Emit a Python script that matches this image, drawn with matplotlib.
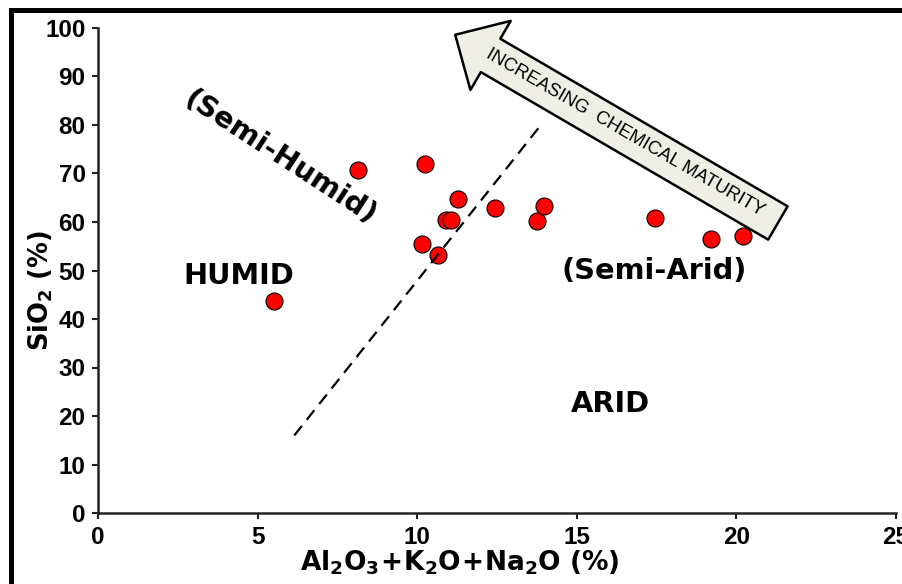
import matplotlib
matplotlib.use("Agg")
import matplotlib.pyplot as plt
from matplotlib.patches import Rectangle

# -------------------------
# DATA
# -------------------------
alk_sum = [5.5, 8.15, 10.25, 10.15, 10.65, 10.9, 11.05, 11.27, 12.45, 13.75, 13.98, 17.45, 19.2, 20.2]
sio2 = [43.7, 70.7, 71.9, 55.4, 53.2, 60.4, 60.4, 64.7, 62.9, 60.3, 63.2, 60.8, 56.5, 57.2]

# humid / arid boundary (dashed)
bound_x = [6.15, 13.9]
bound_y = [16.0, 80.2]

region_names = ["HUMID", "(Semi-Humid)", "(Semi-Arid)", "ARID"]
region_x = [4.41, 5.72, 17.44, 16.06]
region_y = [48.9, 73.2, 49.9, 22.5]
region_rot = [0, -33, 0, 0]

xticks = [0, 5, 10, 15, 20, 25]
yticks = list(range(0, 101, 10))

# -------------------------
# PLOT
# -------------------------
plt.rcParams["mathtext.fontset"] = "custom"
plt.rcParams["mathtext.rm"] = "DejaVu Sans:bold"
plt.rcParams["mathtext.bf"] = "DejaVu Sans:bold"
plt.rcParams["mathtext.it"] = "DejaVu Sans:bold"

fig = plt.figure(figsize=(9.02, 5.84), dpi=100)
ax = fig.add_axes([98 / 902, 71 / 584, 798 / 902, 485 / 584])

ax.plot(bound_x, bound_y, color="black", lw=1.6, ls=(0, (5.5, 3.5)), zorder=3)
ax.scatter(alk_sum, sio2, s=150, color="#ff0000", edgecolor="black", linewidth=0.8, zorder=2)

for name, x, y, r in zip(region_names, region_x, region_y, region_rot):
    ax.text(x, y, name, ha="center", va="center", rotation=r, rotation_mode="anchor",
            fontsize=20.8, fontweight="bold", family="DejaVu Sans")

# arrow
ax.annotate("", xy=(11.19, 98.6), xytext=(21.3, 59.8),
            arrowprops=dict(arrowstyle="simple,head_length=2.95,head_width=5.76,tail_width=2.78",
                            mutation_scale=10, fc="#efeee7", ec="black", lw=1.8,
                            shrinkA=0, shrinkB=0))
ax.text(16.5, 78.4, "INCREASING  CHEMICAL MATURITY", ha="center", va="center",
        rotation=-30, rotation_mode="anchor", fontsize=13.3, family="Liberation Sans")

ax.set_xlim(0, 25)
ax.set_ylim(0, 100)
ax.set_xticks(xticks)
ax.set_yticks(yticks)
ax.spines["top"].set_visible(False)
ax.spines["right"].set_visible(False)
for s in ["left", "bottom"]:
    ax.spines[s].set_linewidth(1.8)
    ax.spines[s].set_color("#222222")
ax.tick_params(length=4, width=1.5, pad=5, colors="#222222", labelcolor="black")
for lab in ax.get_xticklabels() + ax.get_yticklabels():
    lab.set_fontsize(17.5)
    lab.set_fontweight("bold")
    lab.set_family("Liberation Sans")

ax.set_xlabel(r"$\mathregular{Al_2O_3\!+\!K_2O\!+\!Na_2O}$ (%)", fontsize=19,
              fontweight="bold", family="DejaVu Sans", va="center")
ax.xaxis.set_label_coords(0.454, -0.103)
ax.set_ylabel(r"$\mathregular{SiO_2}$ (%)", fontsize=18.5, fontweight="bold",
              family="DejaVu Sans", va="center")
ax.yaxis.set_label_coords(-0.072, 0.458)

# outer frame
fig.add_artist(Rectangle((10.5 / 902, -0.2), 1.2, 1.2 - 10.5 / 584, transform=fig.transFigure,
                         fill=False, lw=3.6, ec="black", clip_on=False))

fig.savefig("out.png", dpi=100)
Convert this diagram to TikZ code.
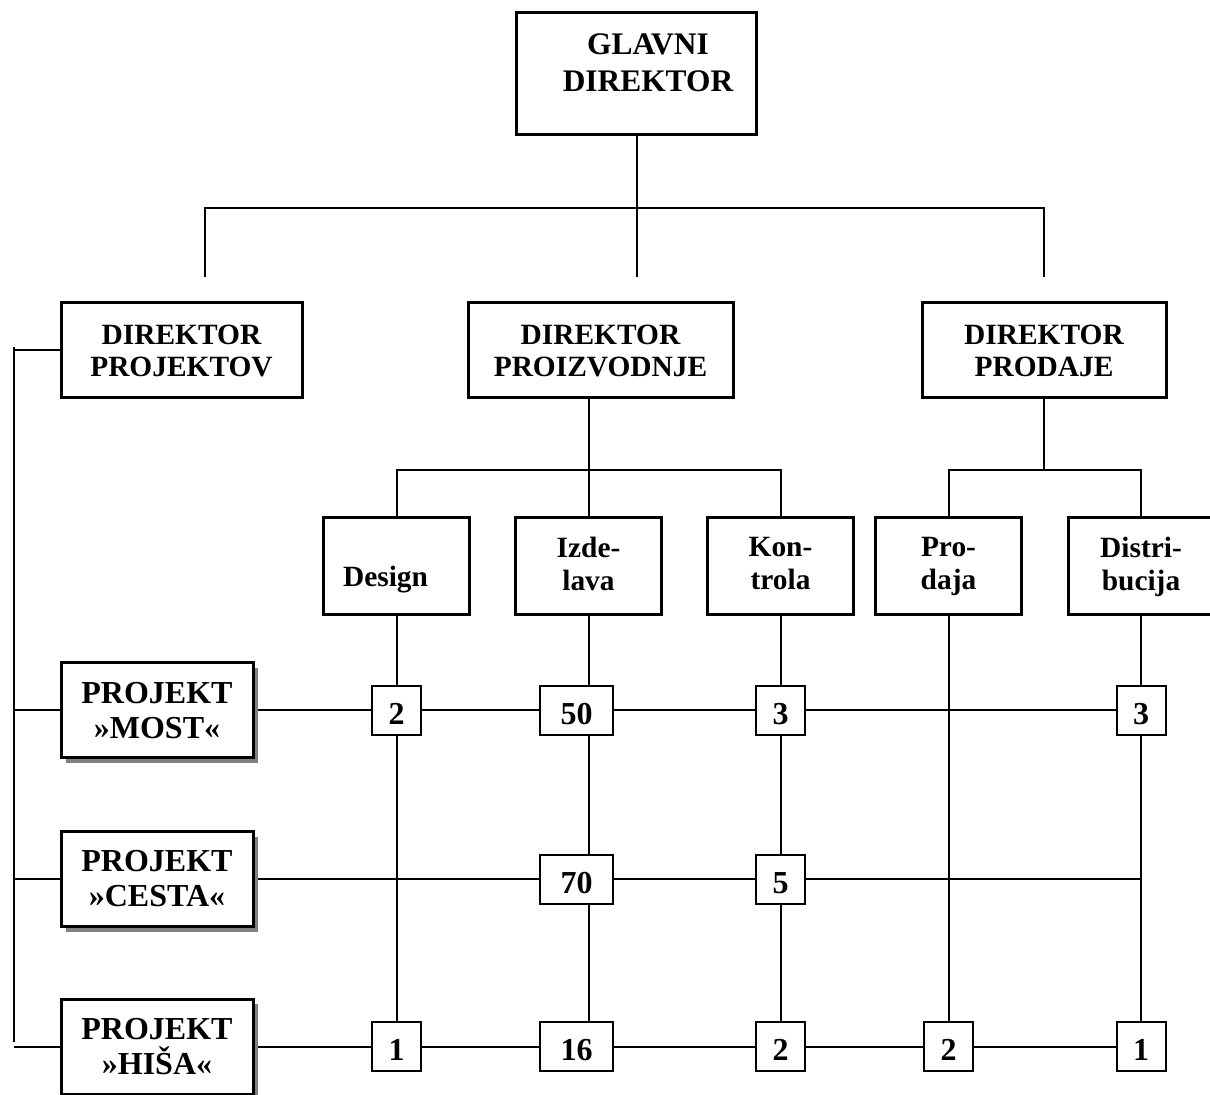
\documentclass[tikz,border=0pt]{standalone}
\usepackage{fontspec}
\setmainfont{Liberation Serif}
\usetikzlibrary{backgrounds,shadows}

\begin{document}
\begin{tikzpicture}[x=0.5pt,y=-0.5pt,
	box/.style={draw,line width=1.5pt,fill=white,inner sep=0pt,align=center,font=\bfseries\fontsize{14.7}{16}\selectfont},
	chef/.style={box,minimum width=120pt,minimum height=61pt},
	dir/.style={box,minimum height=47.5pt},
	oddelek/.style={box,minimum width=73pt,minimum height=48.5pt,text depth=3pt,font=\bfseries\fontsize{14.7}{16.5}\selectfont},
	proj/.style={box,minimum width=96pt,minimum height=47.5pt,font=\bfseries\fontsize{16}{17.5}\selectfont,
		drop shadow={shadow xshift=2.5pt,shadow yshift=-2.5pt,fill=black!50,opacity=1}},
	num/.style={draw,line width=1pt,fill=white,inner sep=0pt,minimum width=24.5pt,minimum height=24.5pt,
		text height=14.3pt,text depth=0pt,font=\bfseries\fontsize{16}{18}\selectfont},
	num2/.style={num,minimum width=36.5pt},
	conn/.style={line width=1pt},
	]
	\useasboundingbox (0,0) rectangle (1210,1095);
	
	% glavni direktor
	\node[chef] (glavni) at (636.5,74) {};
	\node[font=\bfseries\fontsize{15.7}{18.5}\selectfont,align=center] (glavni-txt) at ([xshift=5.75pt,yshift=5.5pt]glavni.center) {GLAVNI\\DIREKTOR};
	
	% direktorji
	\node[dir,minimum width=120.5pt] (dproj) at (181.5,350.5) {DIREKTOR\\PROJEKTOV};
	\node[dir,minimum width=132.5pt] (dproizv) at (600.5,350.5) {DIREKTOR\\PROIZVODNJE};
	\node[dir,minimum width=122pt] (dprod) at (1044,350.5) {DIREKTOR\\PRODAJE};
	
	% oddelki
	\node[oddelek,text height=20.5pt,text depth=0pt] (design) at (396.5,566.5) {Design\kern11pt};
	\node[oddelek] (izdelava) at (588.5,566.5) {Izde-\\lava};
	\node[oddelek] (kontrola) at (780.5,566.5) {Kon-\\trola};
	\node[oddelek] (prodaja) at (948.5,566.5) {Pro-\\daja};
	\node[oddelek] (distrib) at (1141,566.5) {Distri-\\bucija};
	
	% projekti
	\node[proj] (most) at (157,710.5) {PROJEKT\\»MOST«};
	\node[proj] (cesta) at (157,879) {PROJEKT\\»CESTA«};
	\node[proj] (hisa) at (157,1046.5) {PROJEKT\\»HIŠA«};
	
	% stevilo ljudi
	\node[num] (most-des) at (396.5,710.5) {2};
	\node[num2] (most-izd) at (576.5,710.5) {50};
	\node[num] (most-kon) at (780.5,710.5) {3};
	\node[num] (most-dis) at (1141,710.5) {3};
	\node[num2] (cesta-izd) at (576.5,879) {70};
	\node[num] (cesta-kon) at (780.5,879) {5};
	\node[num] (hisa-des) at (396.5,1046.5) {1};
	\node[num2] (hisa-izd) at (576.5,1046.5) {16};
	\node[num] (hisa-kon) at (780.5,1046.5) {2};
	\node[num] (hisa-pro) at (948.5,1046.5) {2};
	\node[num] (hisa-dis) at (1141,1046.5) {1};
	
	% linija vodenja
	\coordinate (bus1) at (636.5,208);
	\coordinate (k1) at (205,277);
	\coordinate (k2) at (636.5,277);
	\coordinate (k3) at (1044,277);
	\draw[conn] (glavni.south) -- (k2);
	\draw[conn] (k1) |- (bus1) -| (k3);
	
	\coordinate (bus2) at (588.5,470);
	\draw[conn] (dproizv.south -| izdelava) -- (izdelava.north);
	\draw[conn] (design.north) |- (bus2) -| (kontrola.north);
	
	\coordinate (bus3) at (1044,470);
	\draw[conn] (dprod.south) -- (bus3);
	\draw[conn] (prodaja.north) |- (bus3) -| (distrib.north);
	
	% levi oklepaj
	\coordinate (ok-top) at (14,347);
	\coordinate (ok-bot) at (14,1042);
	\draw[conn] (ok-top) -- (ok-bot);
	\draw[conn] (ok-top |- dproj) -- (dproj.west);
	\draw[conn] (ok-top |- most) -- (most.west);
	\draw[conn] (ok-top |- cesta) -- (cesta.west);
	\draw[conn] (ok-top |- hisa) -- (hisa.west);
	
	% matrika
	\begin{scope}[on background layer]
		\draw[conn] (design.south) -- (hisa-des);
		\draw[conn] (izdelava.south) -- (izdelava.south |- hisa-izd);
		\draw[conn] (kontrola.south) -- (hisa-kon);
		\draw[conn] (prodaja.south) -- (hisa-pro);
		\draw[conn] (distrib.south) -- (hisa-dis);
		\draw[conn] (most.east) -- (most-dis);
		\draw[conn] (cesta.east) -- (cesta.east -| distrib);
		\draw[conn] (hisa.east) -- (hisa-dis);
	\end{scope}
\end{tikzpicture}
\end{document}
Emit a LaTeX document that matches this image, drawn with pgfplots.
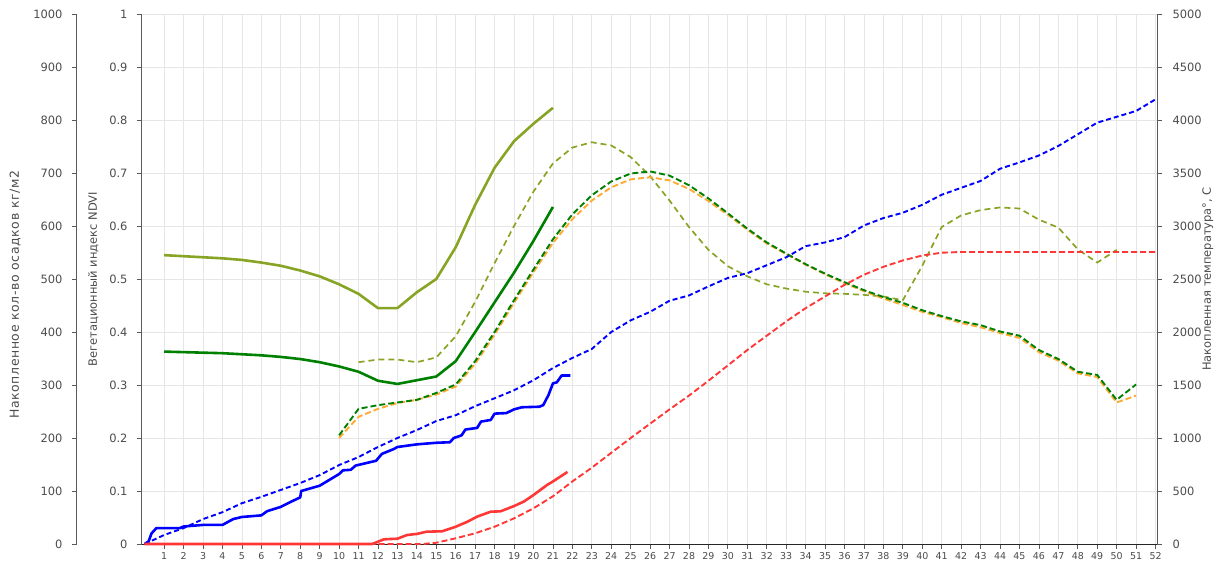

__________

# To do:
The lines from the start of the entries above through the one containing "from matplotlib.patches import Rectangle" are to be retyped exactly, and no others. Pictures are left out.

# Output below:
Emit a Python script that matches this image, drawn with matplotlib.
import matplotlib
matplotlib.use("Agg")
import matplotlib.pyplot as plt
from matplotlib.patches import Rectangle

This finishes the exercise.